Peering out at about 150 people packed into a Davenport, Iowa, baseball park, Biden wasted no time in delighting national political headline writers eager for a clue about his 2016 plans.
Braley emphasized that Biden "has been to Iowa so many times that he doesn't need GPS. He doesn't need a road map, he just needs to know where he's going, and he's going to get there because Iowans know him, they love him and they trust him." In 2007, Biden spent more days in Iowa than any other Democratic presidential hopeful, though in the end he came in a disappointing fifth on caucus night.
Biden’s usefulness as a surrogate for Obama dates back to the 2008 campaign and in fact is part of the reason he was selected as vice president: He can reach audiences that Obama, for a variety of reasons, is less able to connect with. Several Democrats contacted for this report pointed to the party’s need to recapture working-class white voters in 2014 and 2016 and said Biden could help.
“He’s so important to us because of his stance on the middle class, because he is so identified with fighting for the middle class,” Maffei told Yahoo News by phone. “He’s never forgotten where he’s come from.”
Biden went to law school in Syracuse, which is also home to the family of his first wife, who was killed in a car accident.
“It’s not like I’m running away from the president,” Maffei said. “But the vice president is special. He just feels like one of us — one of us who happens to be vice president of the United States.”
Still, Biden has not done campaign events for most of the most vulnerable Senate Democrats — Mark Begich of Alaska, Mark Pryor of Arkansas, Kay Hagan of North Carolina, Mary Landrieu of Louisiana, or Jeanne Shaheen of New Hampshire — his office confirmed. He also hasn’t campaigned for Democratic candidates Alison Lundergan Grimes in Kentucky or Michelle Nunn in Georgia.
But Biden spoke a couple of weeks ago at the annual “Women of Valor” fundraiser in Seattle, which supports Hagan, Landrieu, Shaheen, Grimes, Nunn and its organizer, Senator Maria Cantwell of Washington.
“The middle class is not a number, it’s a value set,” he declared. “It’s fading and we damned well need to re-establish it.”
The question for Biden is whether his all-out campaigning will secure Democratic victories, which in turn could aid a still-hypothetical run for the top job at 1600 Pennsylvania Avenue. Loyal local officials can provide critical primary fight get-out-the-vote efforts, drive local news coverage, and secure other endorsements for national candidates.
One senior Congressional Democratic aide, whose boss has not taken sides in the upcoming presidential contest, summed up the trouble for the vice president this way: “It’s an A-for-effort campaign in a Ready for Hillary world.”
That’s a reference to the Ready for Hillary super PAC that has been pushing the former first lady to run for president and is expected to provide fundraising and organizational muscle if she does, along with a list of the names of more than 3 million potential supporters. Biden has many friends in politics, but nothing quite so regimented and, well, ready.
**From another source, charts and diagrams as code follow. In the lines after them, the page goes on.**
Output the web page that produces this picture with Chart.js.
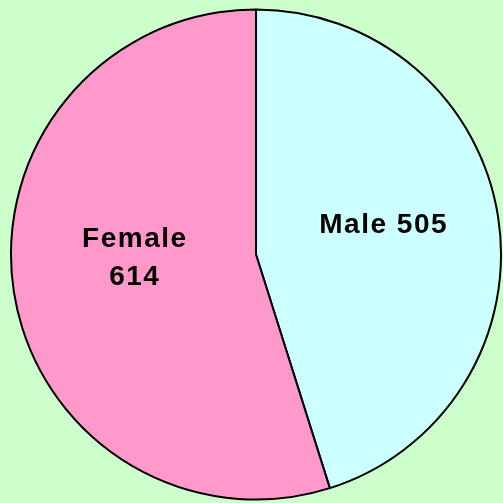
<!DOCTYPE html>
<html>
<head>
<meta charset="utf-8">
<script src="https://cdn.jsdelivr.net/npm/chart.js@4/dist/chart.umd.min.js"></script>
<style>
  html, body { margin: 0; padding: 0; background: #ccffcc; }
  #wrap { width: 503px; height: 503px; }
</style>
</head>
<body>
<div id="wrap"><canvas id="pie" width="503" height="503"></canvas></div>
<script>
const CATEGORIES = ['Male', 'Female'];
const VALUES = [505, 614];
const COLORS = ['#ccffff', '#ff99cc'];

// how each label is split over lines
const LABEL_LINES = [
  (c, v) => [`${c} ${v}`],
  (c, v) => [c, `${v}`],
];
// small hand nudges so labels sit where the original put them
const NUDGE = [[1, -11], [4, -17]];

const sliceLabels = {
  id: 'sliceLabels',
  afterDatasetsDraw(chart) {
    const { ctx } = chart;
    const meta = chart.getDatasetMeta(0);
    ctx.save();
    ctx.font = 'bold 28px "Liberation Sans", Arial, sans-serif';
    ctx.letterSpacing = '1.5px';
    ctx.fillStyle = '#000';
    ctx.textAlign = 'center';
    ctx.textBaseline = 'middle';
    meta.data.forEach((arc, i) => {
      const mid = (arc.startAngle + arc.endAngle) / 2;
      const r = arc.outerRadius * 0.52;
      const x = arc.x + Math.cos(mid) * r + NUDGE[i][0];
      const y = arc.y + Math.sin(mid) * r + NUDGE[i][1];
      const lines = LABEL_LINES[i](CATEGORIES[i], VALUES[i]);
      const lh = 38;
      lines.forEach((t, k) => {
        ctx.fillText(t, x + 0.75, y + 1 + (k - (lines.length - 1) / 2) * lh);
      });
    });
    ctx.restore();
  },
};

new Chart(document.getElementById('pie'), {
  type: 'pie',
  data: {
    labels: CATEGORIES,
    datasets: [{
      data: VALUES,
      backgroundColor: COLORS,
      borderColor: '#000',
      borderWidth: 2,
      borderAlign: 'center',
    }],
  },
  options: {
    responsive: false,
    animation: false,
    rotation: 0,
    layout: { padding: { left: 10, right: 1, top: 8, bottom: 2 } },
    plugins: {
      legend: { display: false },
      tooltip: { enabled: false },
    },
  },
  plugins: [sliceLabels],
});
</script>
</body>
</html>
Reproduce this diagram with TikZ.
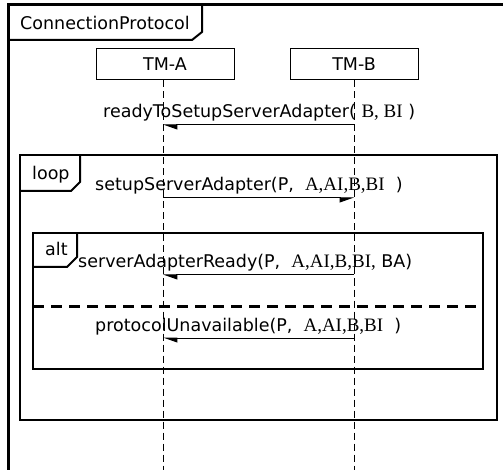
\documentclass[tikz,border=0pt]{standalone}
\usepackage{fontspec}
\setmainfont{DejaVu Sans}
\newfontfamily\argfont{Liberation Serif}
\usetikzlibrary{arrows.meta, positioning}

\newcommand{\args}[1]{{\argfont\fontsize{19}{20}\selectfont #1}}

\tikzset{
  head/.style={draw, line width=1pt, minimum height=31pt, inner sep=0pt},
  life/.style={line width=1pt, dash pattern=on 7pt off 4pt},
  msgl/.style={line width=1pt, -{Triangle[harpoon, length=13pt, width=9pt]}},
  msgr/.style={line width=1pt, -{Triangle[harpoon, swap, length=13pt, width=9pt]}},
  frag/.style={line width=2.7pt},
  tab/.style={line width=2pt},
  lbl/.style={font=\fontsize{17.5}{20}\selectfont, inner sep=0pt},
}

\begin{document}
\begin{tikzpicture}[x=1pt, y=-1pt]
\clip (0,0) rectangle (503,470);
\fill[white] (0,0) rectangle (503,470);

% outer frame
\draw[line width=3pt] (8,5) rectangle (510,480);
\draw[tab] (8,40) -- (192,40) -- (202,32) -- (202,5);
\node[lbl, anchor=base west] (title) at (20,30) {ConnectionProtocol};

% lifelines
\node[head, lbl, minimum width=138pt] (tma) at (165,64.5) {TM-A};
\node[head, lbl, minimum width=128pt] (tmb) at (354,64.5) {TM-B};
\coordinate (la) at (163,470);
\coordinate (lb) at (354,470);
\draw[life] (tma.south -| la) -- (la);
\draw[life] (tmb.south) -- (lb);

% fragments
\draw[frag] (20,155) rectangle (497,420);
\draw[tab] (20,191) -- (71,191) -- (80,182) -- (80,155);
\node[lbl, anchor=base west] (loop) at (32,180) {loop};

\draw[frag] (33,233) rectangle (483,369);
\draw[tab] (33,267) -- (67,267) -- (77,257) -- (77,233);
\node[lbl, anchor=base west] (alt) at (45,256) {alt};
\draw[line width=3pt, dash pattern=on 11pt off 7pt] (33,306) -- (483,306);

% messages
\foreach \n/\y in {1/125, 2/198, 3/275, 4/338} {
  \coordinate (a\n) at (163,\y);
  \coordinate (b\n) at (354,\y);
}
\node[lbl, anchor=base west] (m1) at (103,118) {readyToSetupServerAdapter( \args{B, BI} )};
\draw[msgl] (b1) -- (a1);
\node[lbl, anchor=base west] (m2) at (95,191) {setupServerAdapter(P, \ \args{A,AI,B,BI} \ )};
\draw[msgr] (a2) -- (b2);
\node[lbl, anchor=base west] (m3) at (78,268) {serverAdapterReady(P, \ \args{A,AI,B,BI,} BA)};
\draw[msgl] (b3) -- (a3);
\node[lbl, anchor=base west] (m4) at (95,331) {protocolUnavailable(P, \ \args{A,AI,B,BI} \ )};
\draw[msgl] (b4) -- (a4);
\end{tikzpicture}
\end{document}
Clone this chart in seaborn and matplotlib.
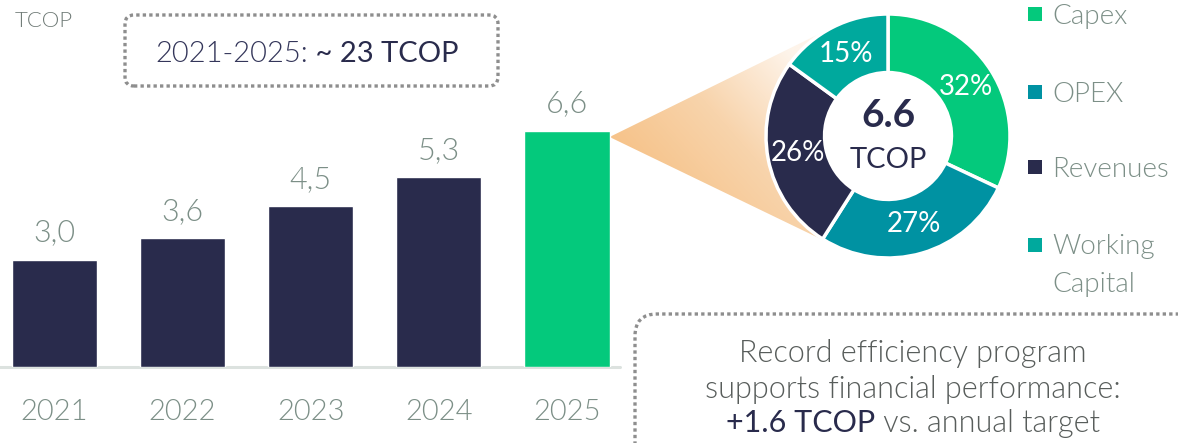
import numpy as np
import pandas as pd
import matplotlib
matplotlib.use("Agg")
import matplotlib.pyplot as plt
import seaborn as sns
from matplotlib.patches import FancyBboxPatch, Polygon, Circle, Rectangle
from matplotlib.colors import LinearSegmentedColormap

# ---- data -------------------------------------------------------------
years = ["2021", "2022", "2023", "2024", "2025"]
savings = [3.0, 3.6, 4.5, 5.3, 6.6]          # TCOP per year
mix_labels = ["Capex", "OPEX", "Revenues", "Working\nCapital"]
mix_shares = [32, 27, 26, 15]                 # % of the 2025 total
unit = "TCOP"
period_text = "2021-2025:"
period_total = " ~ 23 TCOP"
note_lines = ["Record efficiency program", "supports financial performance:"]
note_highlight = "+1.6 TCOP"
note_tail = " vs. annual target"

# ---- style ------------------------------------------------------------
NAVY = "#292B4C"
GREEN = "#04C97C"
OPEX_BLUE = "#0092A2"
TEAL = "#00A99D"
GRAY = "#7C8F87"
NOTE_GRAY = "#585D5B"
DOT_GRAY = "#8E8E8E"
LIGHT = 300
bar_colors = [NAVY] * (len(years) - 1) + [GREEN]
mix_colors = [GREEN, OPEX_BLUE, NAVY, TEAL]

sns.set_theme(style="white")
plt.rcParams["font.family"] = ["Lato", "DejaVu Sans"]

W, H = 1178, 443
fig = plt.figure(figsize=(W / 100, H / 100), dpi=100, facecolor="white")

# full-figure layer in pixel units (y up) for connectors and boxes
bg = fig.add_axes([0, 0, 1, 1], zorder=0)
bg.set_xlim(0, W)
bg.set_ylim(0, H)
bg.axis("off")

# ---- bar chart --------------------------------------------------------
ax = fig.add_axes([0, 76 / H, 620 / W, 367 / H], zorder=1)
ax.patch.set_alpha(0)
df = pd.DataFrame({"year": years, "value": savings})
bar_width = 0.667
sns.barplot(data=df, x="year", y="value", hue="year", palette=bar_colors,
            width=bar_width, saturation=1, errorbar=None, legend=False, ax=ax)
ax.set_xlim(-0.4255, 4.415)
ax.set_ylim(0, 10.263)
ax.axhline(0, color="#DCE2DF", lw=2.2, zorder=0.5, clip_on=False)
for c in ax.containers:
    ax.bar_label(c, labels=[f"{v:.1f}".replace(".", ",") for v in c.datavalues],
                 padding=9, fontsize=22, color=GRAY, fontweight=LIGHT)
ax.set_xticks(range(len(years)), years)
ax.tick_params(axis="x", length=0, pad=23, labelsize=21, labelcolor=GRAY)
for lbl in ax.get_xticklabels():
    lbl.set_fontweight(LIGHT)
ax.set_yticks([])
ax.set_xlabel("")
ax.set_ylabel("")
sns.despine(ax=ax, left=True, bottom=True)

# ---- donut ------------------------------------------------------------
cx, cy, R = 888, H - 136, 122
half = 130
pax = fig.add_axes([(cx - half) / W, (cy - half) / H, 2 * half / W, 2 * half / H],
                   zorder=2)
wedges, _, pct_texts = pax.pie(
    mix_shares, colors=mix_colors, startangle=90, counterclock=False,
    wedgeprops=dict(width=0.48, edgecolor="white", linewidth=2.5),
    autopct=lambda p: f"{p:.0f}%", pctdistance=0.755,
    textprops=dict(color="white", fontsize=20, fontweight="normal"))
pax.add_patch(Circle((0, 0), 0.53, color="white", zorder=0))
lim = half / R
pax.set_xlim(-lim, lim)
pax.set_ylim(-lim, lim)
pax.set_aspect("equal")
pax.axis("off")
pax.text(0, 0.17, f"{savings[-1]:.1f}", ha="center", va="center",
         fontsize=28, fontweight="bold", color=NAVY)
pax.text(0, -0.2, unit, ha="center", va="center", fontsize=21, color=NAVY,
         fontweight="normal")

# ---- peach connector from the 2025 bar to the donut --------------------
tip = ax.transData.transform((len(years) - 1 + bar_width / 2, savings[-1]))
tip = np.array([tip[0], tip[1] - 6])
ctr = pax.transData.transform((0, 0))
rpx = pax.transData.transform((1, 0))[0] - ctr[0]
d = tip - ctr
L = np.hypot(*d)
phi = np.arctan2(d[1], d[0])
a = np.arccos(rpx / L)
t1 = ctr + rpx * np.array([np.cos(phi + a), np.sin(phi + a)])
t2 = ctr + rpx * np.array([np.cos(phi - a), np.sin(phi - a)])
poly = Polygon([tip, t1, t2], closed=True, facecolor="none", edgecolor="none",
               transform=bg.transData)
bg.add_patch(poly)
xmin, xmax = tip[0], max(t1[0], t2[0])
ymin, ymax = min(t1[1], t2[1]), max(t1[1], t2[1])
gx, gy = np.meshgrid(np.linspace(xmin, xmax, 300), np.linspace(ymin, ymax, 300))
u = np.array([0.75, 0.66])
u /= np.hypot(*u)
proj = (gx - tip[0]) * u[0] + (gy - tip[1]) * u[1]
proj = np.clip(proj / 190.0, 0, 1)
peach = LinearSegmentedColormap.from_list("peach", ["#F6C38A", "#F8D4AC", "#FEF4EA"])
img = bg.imshow(proj, extent=[xmin, xmax, ymin, ymax], origin="lower", cmap=peach,
                vmin=0, vmax=1, aspect="auto", zorder=1, interpolation="bilinear")
img.set_clip_path(poly)
bg.set_xlim(0, W)
bg.set_ylim(0, H)

# ---- legend -----------------------------------------------------------
row_centers = [14, 92, 167, 245]
line_gap = 37
for lab, col, yc in zip(mix_labels, mix_colors, row_centers):
    bg.add_patch(Rectangle((1028, H - yc - 6.5), 13.5, 13.5, facecolor=col,
                           edgecolor="none"))
    n_extra = lab.count("\n")
    bg.text(1052, H - (yc + 10 + line_gap * n_extra), lab, va="baseline",
            ha="left", fontsize=20, color=GRAY, fontweight=LIGHT, linespacing=1.66)

# ---- unit and annotation boxes ---------------------------------------
bg.text(15, H - 27, unit, va="baseline", ha="left", fontsize=16, color="#6F7A76",
        fontweight=LIGHT)

bg.add_patch(FancyBboxPatch((125, H - 86), 373, 71,
                            boxstyle="round,pad=0,rounding_size=9", fill=False,
                            ec=DOT_GRAY, lw=2.4, linestyle=(0, (1, 0.95))))
bg.add_patch(FancyBboxPatch((635, -80), 700, H - 314 + 80,
                            boxstyle="round,pad=0,rounding_size=22", fill=False,
                            ec=DOT_GRAY, lw=2.4, linestyle=(0, (1, 0.95))))

renderer = fig.canvas.get_renderer()


def centered_runs(runs, x_center, y_base, size):
    arts = [bg.text(0, y_base, s, fontsize=size, color=c, fontweight=w,
                    va="baseline", ha="left") for s, c, w in runs]
    widths = [t.get_window_extent(renderer).width for t in arts]
    x = x_center - sum(widths) / 2
    for t, wd in zip(arts, widths):
        t.set_x(x)
        x += wd


centered_runs([(period_text, "#34365A", LIGHT), (period_total, NAVY, "normal")],
              307, H - 62, 21)

for line, yb in zip(note_lines, [362, 398]):
    bg.text(913, H - yb, line, ha="center", va="baseline", fontsize=22,
            color=NOTE_GRAY, fontweight=LIGHT)
centered_runs([(note_highlight, NAVY, "normal"), (note_tail, NOTE_GRAY, LIGHT)],
              913, H - 432, 22)

fig.savefig("out.png", dpi=100, facecolor="white")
Beyond the middle-class message, Democrats for whom Biden has campaigned emphasize his boundless energy and matchless enthusiasm — the same qualities that sometimes get him into trouble.
Rep. Cheri Bustos of Illinois, for whom Biden campaigned on Oct. 27, told Yahoo News in a telephone interview that the vice president really “fired up the troops.”
Biden’s speech was on the teleprompter but “he barely used it,” she said with a laugh. “Whoever was operating it, they had to have been used to working with him. He would go off script about every paragraph.”
The vice president, who took selfies with well-wishers in the rope line, told Bustos’s 14-year-old great-niece “you have beautiful eyes,” the congresswoman said. Upon being told the girl looked like her mother, Biden insisted on calling to congratulate her and decided to leave a voice mail message.
“Lindsay, this is Joe, Joe Biden. The vice president. I just wanted to let you know that your daughter has beautiful eyes. She says she got them from you. You did a good job!” Bustos recalled Biden as saying.
Biden’s frenetic schedule will be judged on Tuesday, when the verdict of voters may set the stage for the next campaign.
“At the end of the day, I don’t know how much he moves the needle,” said another top Democratic congressional aide. “But he’s been raising money, certainly, and raising profiles, and that counts for something.”
“He is, always has been, the guy willing to come to help,” the aide said.
Should Biden run in 2016? Bustos declined to offer the vice president advice.
“I’m looking forward to electing a Democrat in 2016,” she said. “We just have to see how that’s all going to sort out, but I think Joe Biden should do what he thinks is best for him, what’s best for his family, and what he thinks is best for the country.”